Космос и карма. Введение в буддийскую культуру - страница 47



.

Следующая крупная тема – аффекты в проявленной, взрывной форме и их соотношение с аффективными предрасположенностями в контексте канонической герменевтики, т. е. логико-дискурсивного истолкования метафор, использующихся в литературе сутр для обозначения воздействия аффективной сферы на сознание. Данная тема крайне важна для понимания внутренней смысловой связи буддийской проповеди и философии постканонической Абхидхармы.

Кроме проявленных аффектов и аффективных предрасположенностей Васубандху подвергает анализу те явления сознания, которые представляют собой вторичные аффекты и состояния одержимости. В этом же контексте излагается концепция связи аффективной сферы с шестью модальностями сознания (зрительного, слухового, осязательного, обонятельного, вкусового и собственно ментального) и психическими способностями разума и чувствительности.

В состав пятого раздела "Энциклопедии Абхидхармы" входит проблема, номинально известная как историкам европейской философии, так и культурологам. Она породила мнение о стремлении буддийских мыслителей уклоняться от решения метафизических вопросов, составляющих якобы собственно предмет философии. Это – проблема так называемых буддийских антиномий>68. К их разряду относятся вопросы, которые не подлежат ответу в силу своей нерелевантности. Например, может ли понятие «мир» предицироваться терминами «вечен», "невечен", "вечен и невечен", "ни вечен, ни невечен"? Или такими – «конечен», "бесконечен", "конечен и бесконечен", "ни конечен, ни бесконечен"?
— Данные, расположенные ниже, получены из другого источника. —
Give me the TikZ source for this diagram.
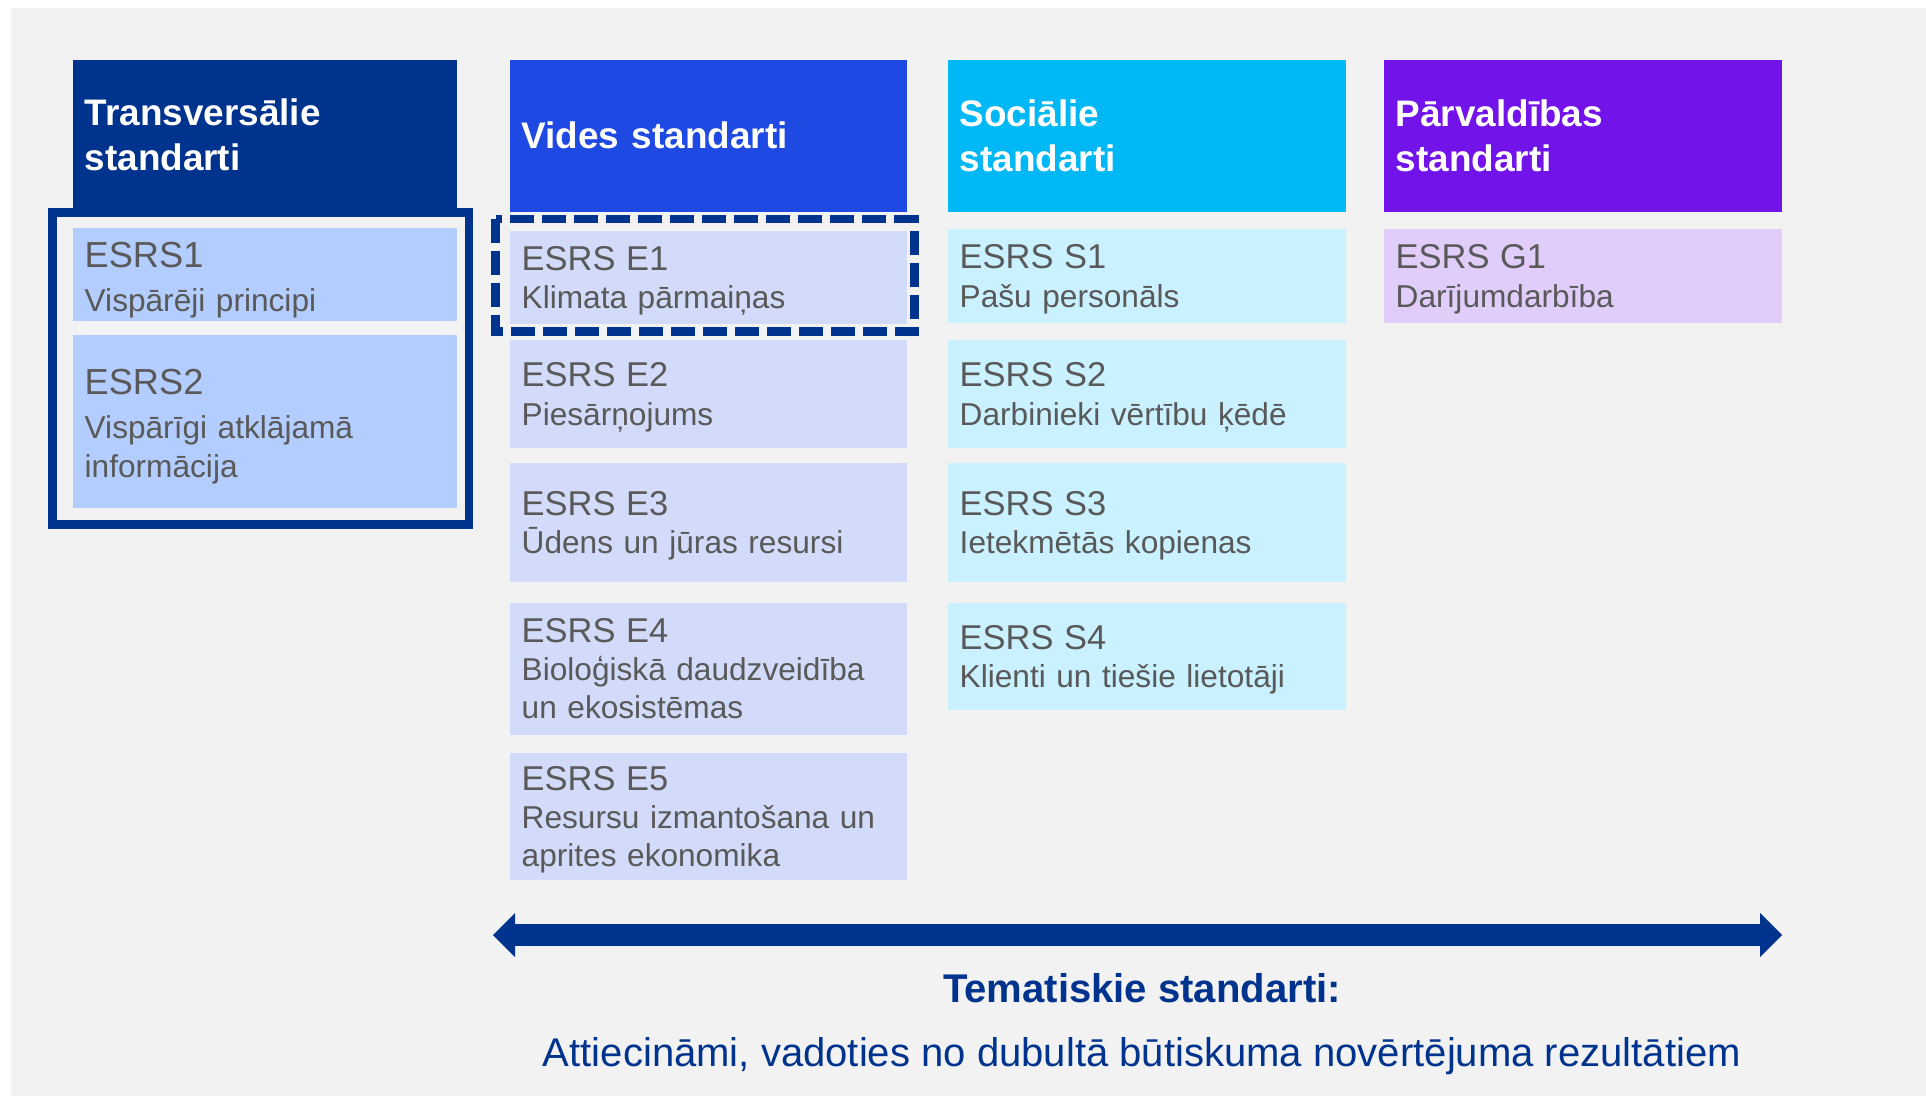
\documentclass[tikz,border=0pt]{standalone}
\usepackage{fontspec}
\setmainfont{Liberation Sans}
\usetikzlibrary{arrows.meta}
\definecolor{bggray}{HTML}{F2F2F2}
\definecolor{navy}{HTML}{00338D}
\definecolor{cobalt}{HTML}{1E49E2}
\definecolor{pacific}{HTML}{00B8F5}
\definecolor{purple}{HTML}{7213EA}
\definecolor{translight}{HTML}{B3CDFF}
\definecolor{videslight}{HTML}{D2DBF9}
\definecolor{soclight}{HTML}{C9F1FF}
\definecolor{parvlight}{HTML}{E1CDFA}
\definecolor{txtgray}{HTML}{595959}
\newcommand\hdrfont{\fontsize{10.5}{12.7}\selectfont\bfseries}
\newcommand\bigcodefont{\fontsize{10.3}{11.2}\selectfont}
\newcommand\bigdescfont{\fontsize{9.0}{11.2}\selectfont}
\newcommand\codefont{\fontsize{9.8}{10.9}\selectfont}
\newcommand\descfont{\fontsize{9.0}{10.9}\selectfont}
\newcommand\titlefont{\fontsize{11.4}{13}\selectfont\bfseries}
\newcommand\bottomfont{\fontsize{11.4}{13}\selectfont}
% code line of a box, with a strut so the text block sits centred
\newcommand\esrscode[1]{{\codefont\rule{0pt}{8.9pt}#1}}
\newcommand\esrsbigcode[1]{{\bigcodefont\rule{0pt}{10.3pt}#1}}
\tikzset{bigtip/.tip={Triangle[length=0.22cm,width=0.44cm,line width=0pt]}}

\begin{document}
\begin{tikzpicture}[
    hdr/.style={fill=#1,text=white,font=\hdrfont,align=left,anchor=north west,
      inner xsep=0.12cm,inner ysep=0pt,minimum height=1.52cm},
    esrs/.style={fill=#1,text=txtgray,font=\descfont,align=left,anchor=north west,
      inner xsep=0.12cm,inner ysep=0pt}
  ]
  \useasboundingbox (0,0) rectangle (19.26,-10.96);
  \fill[bggray] (0.11,-0.08) rectangle (19.26,-10.96);

  % transversal standards
  \draw[navy,line width=0.085cm]
    (0.5225,-2.1225) rectangle (4.6875,-5.243);
  \node[hdr=navy,text width=3.60cm,minimum height=1.50cm]
    (trans) at (0.72,-0.59) {Transversālie\\standarti};
  \node[esrs=translight,font=\bigdescfont,text width=3.60cm,minimum height=0.93cm]
    (esrs1) at (0.72,-2.27) {\esrsbigcode{ESRS1}\\[1.3pt]Vispārēji principi};
  \node[esrs=translight,font=\bigdescfont,text width=3.60cm,minimum height=1.73cm]
    (esrs2) at (0.72,-3.34) {\esrsbigcode{ESRS2}\\[1.3pt]Vispārīgi atklājamā\\informācija};

  % environment
  \node[hdr=cobalt,text width=3.73cm]
    (vides) at (5.09,-0.59) {Vides standarti};
  \node[esrs=videslight,text width=3.73cm,minimum height=0.93cm]
    (e1) at (5.09,-2.30) {\esrscode{ESRS E1}\\Klimata pārmaiņas};
  \node[esrs=videslight,text width=3.73cm,minimum height=1.08cm]
    (e2) at (5.09,-3.39) {\esrscode{ESRS E2}\\Piesārņojums};
  \node[esrs=videslight,text width=3.73cm,minimum height=1.19cm]
    (e3) at (5.09,-4.62) {\esrscode{ESRS E3}\\Ūdens un jūras resursi};
  \node[esrs=videslight,text width=3.73cm,minimum height=1.32cm]
    (e4) at (5.09,-6.02) {{\codefont ESRS E4}\\Bioloģiskā daudzveidība\\un ekosistēmas};
  \node[esrs=videslight,text width=3.73cm,minimum height=1.27cm]
    (e5) at (5.09,-7.52) {\esrscode{ESRS E5}\\Resursu izmantošana un\\aprites ekonomika};
  \draw[navy,line width=0.085cm,dash pattern=on 0.24cm off 0.08cm]
    ([xshift=-0.135cm,yshift=0.11cm]e1.north west) rectangle
    ([xshift=0.07cm,yshift=-0.07cm]e1.south east);

  % social
  \node[hdr=pacific,text width=3.74cm]
    (soc) at (9.47,-0.59) {Sociālie\\standarti};
  \node[esrs=soclight,text width=3.74cm,minimum height=0.94cm]
    (s1) at (9.47,-2.28) {\esrscode{ESRS S1}\\Pašu personāls};
  \node[esrs=soclight,text width=3.74cm,minimum height=1.08cm]
    (s2) at (9.47,-3.39) {\esrscode{ESRS S2}\\Darbinieki vērtību ķēdē};
  \node[esrs=soclight,text width=3.74cm,minimum height=1.19cm]
    (s3) at (9.47,-4.62) {\esrscode{ESRS S3}\\Ietekmētās kopienas};
  \node[esrs=soclight,text width=3.74cm,minimum height=1.07cm]
    (s4) at (9.47,-6.02) {\esrscode{ESRS S4}\\Klienti un tiešie lietotāji};

  % governance
  \node[hdr=purple,text width=3.74cm]
    (parv) at (13.83,-0.59) {Pārvaldības\\standarti};
  \node[esrs=parvlight,text width=3.74cm,minimum height=0.94cm]
    (g1) at (13.83,-2.28) {\esrscode{ESRS G1}\\Darījumdarbība};

  % thematic arrow
  \coordinate (arrL) at (4.93,-9.35);
  \coordinate (arrR) at (17.82,-9.35);
  \draw[navy,line width=0.22cm,bigtip-bigtip] (arrL) -- (arrR);

  \node[font=\titlefont,text=navy,anchor=base]
    (title) at (11.42,-10.02) {Tematiskie standarti:};
  \node[font=\bottomfont,text=navy,anchor=base]
    (subtitle) at (11.42,-10.66)
    {Attiecināmi, vadoties no dubultā būtiskuma novērtējuma rezultātiem};
\end{tikzpicture}
\end{document}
На первый взгляд, приведенные вопросы должны относиться непосредственно к сфере философии – ведь проблемы вечности/невечности мира и его конечности/бесконечности привлекали к себе лучшие умы греческой античности. Эти вопросы и сегодня стоят на повестке дня перед исследователями онтологической проблематики в сфере философии естествознания. Отказ от их разрешения выглядит полной капитуляцией философского мышления. Почему же буддийская философия, располагавшая вполне достаточным логико-эпистемологическим инструментарием (отнюдь не уступавшим древнегреческим достижениям в этой области), принципиально отвергли рассмотрение подобных проблем?

Нельзя сказать, что формулировка приведенных нами «неуместных» (Васубандху) вопросов была логически ущербной. Как раз наоборот – указание четырех возможных предикатов вполне соответствовало абхидхармистским требованиям рассмотрения каждой проблемы в соответствии со схемой четырех альтернатив, принятой в буддийской логике. Но адекватность эта на поверку оказывалась ложной, ибо сами проблемы полностью лишены какого бы то ни было содержания в контексте того реального предмета буддийской философии, который конституировался четырьмя Благородными истинами.
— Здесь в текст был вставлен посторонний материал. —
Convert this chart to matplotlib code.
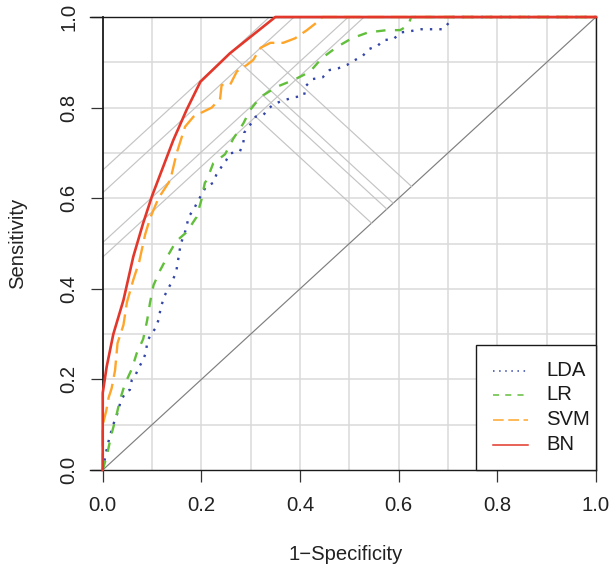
import numpy as np
import matplotlib
matplotlib.use("Agg")
import matplotlib.pyplot as plt
from matplotlib.patches import Rectangle

plt.rcParams["font.family"] = ["Liberation Sans", "DejaVu Sans"]

# ROC curves: false positive rate (1 - specificity) and true positive rate
lda_fpr = [0, 0.007, 0.011, 0.02, 0.032, 0.036, 0.047, 0.055, 0.059, 0.067, 0.074, 0.082,
           0.088, 0.09, 0.097, 0.107, 0.113, 0.118, 0.126, 0.134, 0.142, 0.149, 0.152, 0.155,
           0.158, 0.165, 0.17, 0.174, 0.184, 0.192, 0.2, 0.209, 0.224, 0.23, 0.24, 0.25,
           0.258, 0.278, 0.285, 0.287, 0.297, 0.31, 0.326, 0.336, 0.349, 0.37, 0.389, 0.408,
           0.412, 0.426, 0.446, 0.46, 0.478, 0.495, 0.508, 0.527, 0.539, 0.557, 0.569, 0.589,
           0.605, 0.625, 0.646, 0.69, 0.704, 0.71, 1.0]
lda_tpr = [0, 0.04, 0.06, 0.096, 0.132, 0.151, 0.173, 0.177, 0.199, 0.211, 0.228, 0.243,
           0.261, 0.283, 0.298, 0.313, 0.331, 0.36, 0.386, 0.403, 0.419, 0.438, 0.458, 0.478,
           0.499, 0.519, 0.537, 0.559, 0.574, 0.592, 0.607, 0.625, 0.634, 0.651, 0.668, 0.683,
           0.699, 0.703, 0.721, 0.745, 0.759, 0.78, 0.784, 0.798, 0.809, 0.817, 0.823, 0.826,
           0.848, 0.863, 0.867, 0.883, 0.887, 0.894, 0.903, 0.914, 0.929, 0.936, 0.949, 0.951,
           0.966, 0.969, 0.973, 0.973, 0.99, 1.0, 1.0]

lr_fpr = [0, 0.008, 0.018, 0.027, 0.035, 0.045, 0.059, 0.069, 0.082, 0.09, 0.096, 0.103,
          0.116, 0.133, 0.149, 0.17, 0.19, 0.2, 0.207, 0.211, 0.224, 0.248, 0.265, 0.285,
          0.299, 0.31, 0.325, 0.353, 0.387, 0.42, 0.444, 0.475, 0.505, 0.538, 0.576, 0.603,
          0.62, 0.625, 1.0]
lr_tpr = [0, 0.03, 0.08, 0.117, 0.155, 0.19, 0.223, 0.258, 0.289, 0.33, 0.37, 0.408,
          0.44, 0.475, 0.505, 0.525, 0.558, 0.596, 0.634, 0.64, 0.677, 0.697, 0.732, 0.765,
          0.795, 0.81, 0.827, 0.846, 0.861, 0.879, 0.909, 0.934, 0.953, 0.966, 0.971, 0.971,
          0.982, 1.0, 1.0]

svm_fpr = [0, 0, 0.007, 0.012, 0.018, 0.025, 0.03, 0.042, 0.049, 0.062, 0.074, 0.086,
           0.096, 0.113, 0.137, 0.15, 0.167, 0.184, 0.204, 0.221, 0.238, 0.241, 0.258, 0.272,
           0.292, 0.305, 0.32, 0.34, 0.366, 0.39, 0.414, 0.44, 0.445, 1.0]
svm_tpr = [0, 0.10, 0.13, 0.16, 0.18, 0.22, 0.28, 0.32, 0.37, 0.42, 0.46, 0.52,
           0.556, 0.60, 0.64, 0.70, 0.758, 0.78, 0.791, 0.80, 0.82, 0.85, 0.85, 0.88,
           0.894, 0.905, 0.932, 0.943, 0.943, 0.953, 0.971, 0.993, 1.0, 1.0]

bn_fpr = [0, 0, 0.008, 0.0215, 0.042, 0.062, 0.082, 0.10, 0.143, 0.17, 0.198, 0.258, 0.35, 1.0]
bn_tpr = [0, 0.17, 0.228, 0.30, 0.375, 0.471, 0.545, 0.605, 0.728, 0.795, 0.857, 0.92, 1.0, 1.0]

labels = ["LDA", "LR", "SVM", "BN"]
colors = ["#3446a8", "#62bf3c", "#ffa52a", "#e2372a"]
styles = [(0, (1, 3)), (0, (4, 4)), (0, (7, 3)), "-"]
widths = [1.7, 1.7, 1.7, 1.9]
curves = [(lda_fpr, lda_tpr), (lr_fpr, lr_tpr), (svm_fpr, svm_tpr), (bn_fpr, bn_tpr)]

ticks = [0.0, 0.2, 0.4, 0.6, 0.8, 1.0]
tick_labels = ["0.0", "0.2", "0.4", "0.6", "0.8", "1.0"]

W, H = 611, 572
FS = 14.6

fig = plt.figure(figsize=(W / 100, H / 100), dpi=100)
ax = fig.add_axes([90 / W, 102 / H, 506 / W, 453 / H])
ax.set_xlim(-0.0258, 1.0)
ax.set_ylim(0, 1)

# background grid at 0.1 steps, restricted to the unit square
grid = np.arange(0.1, 1.01, 0.1)
ax.vlines(grid, 0, 1, color="#dadada", lw=1.1, zorder=1)
ax.hlines(grid, 0, 1, color="#dadada", lw=1.1, zorder=1)

# chance diagonal
ax.plot([0, 1], [0, 1], color="#7f7f7f", lw=0.85, zorder=2, clip_on=False)

# Youden index: tangent line and perpendicular drop to the diagonal
for fpr, tpr in curves:
    f = np.asarray(fpr)
    t = np.asarray(tpr)
    i = int(np.argmax(t - f))
    j = t[i] - f[i]
    ax.plot([0, 1 - j], [j, 1], color="#c4c4c4", lw=0.85, zorder=2)
    m = (f[i] + t[i]) / 2
    ax.plot([f[i], m], [t[i], m], color="#c4c4c4", lw=0.85, zorder=2)

for (fpr, tpr), c, ls, lw in zip(curves, colors, styles, widths):
    ax.plot(fpr, tpr, color=c, ls=ls, lw=lw, zorder=3, clip_on=False)

# axes frame
for side in ["top", "bottom", "right"]:
    ax.spines[side].set_linewidth(1.0)
    ax.spines[side].set_color("#1a1a1a")
ax.spines["left"].set_position(("data", 0))
ax.spines["left"].set_linewidth(1.3)
ax.spines["left"].set_color("#1a1a1a")
ax.spines["top"].set_zorder(2.5)

ax.set_xticks(ticks)
ax.set_xticklabels(tick_labels)
ax.set_yticks(ticks)
ax.set_yticklabels(tick_labels, rotation=90, va="center")
ax.tick_params(axis="both", length=8.8, width=0.9, color="#333333",
               labelsize=FS, labelcolor="#222222")
ax.tick_params(axis="x", pad=10)
ax.tick_params(axis="y", pad=9)

fig.text(18 / W, 1 - 243 / H, "Sensitivity", rotation=90, ha="center", va="center",
         fontsize=FS, color="#222222")
fig.text(346 / W, 1 - 554 / H, "1\u2212Specificity", ha="center", va="center",
         fontsize=FS, color="#222222")

# legend box in the lower right corner, laid out in figure pixels
def px(x, y):
    return x / W, 1 - y / H

box_x0, box_x1, box_y0, box_y1 = 476, 596, 345, 470
bx, by = px(box_x0, box_y1)
fig.patches.append(Rectangle((bx, by), (box_x1 - box_x0) / W, (box_y1 - box_y0) / H,
                             transform=fig.transFigure, facecolor="white",
                             edgecolor="#1a1a1a", lw=1.0, zorder=5))
row_y = [370.5, 394.5, 419.5, 444.5]
for lab, c, ls, yy in zip(labels, colors, styles, row_y):
    x0, y0 = px(493, yy)
    x1, _ = px(528, yy)
    fig.add_artist(plt.Line2D([x0, x1], [y0, y0], transform=fig.transFigure,
                              color=c, ls=ls, lw=1.1, zorder=6))
    tx, ty = px(546, yy)
    fig.text(tx, ty, lab, ha="left", va="center", fontsize=FS, color="#1a1a1a", zorder=6)

fig.savefig("out.png", dpi=100)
"Мир" в данном контексте – это причинно-обусловленные дхармы с притоком аффектов, и этот «мир» ни в каком случае не может быть предицирован посредством предложенных четырех альтернатив. С другой стороны, одержимость метафизической любознательностью вовсе не свидетельствует о глубоком гносеологическом запросе, поскольку в ней отсутствует необходимая рефлексия относительно процедуры получения знания. Вечность/невечность, конечность/бесконечность мира не может быть установлена благодаря двум источникам истинного знания – ни посредством презентативного знания (в восприятии), ни посредством дедукции, а иные источники не считались буддийскими гносеологами истинными. Ответ на "неуместные вопросы" мог представлять собой лишь манифестацию спекулятивных воззрений и быть принят на веру. Принципы абхидхармистской эпистемологии исключали подобную парадигму философствования.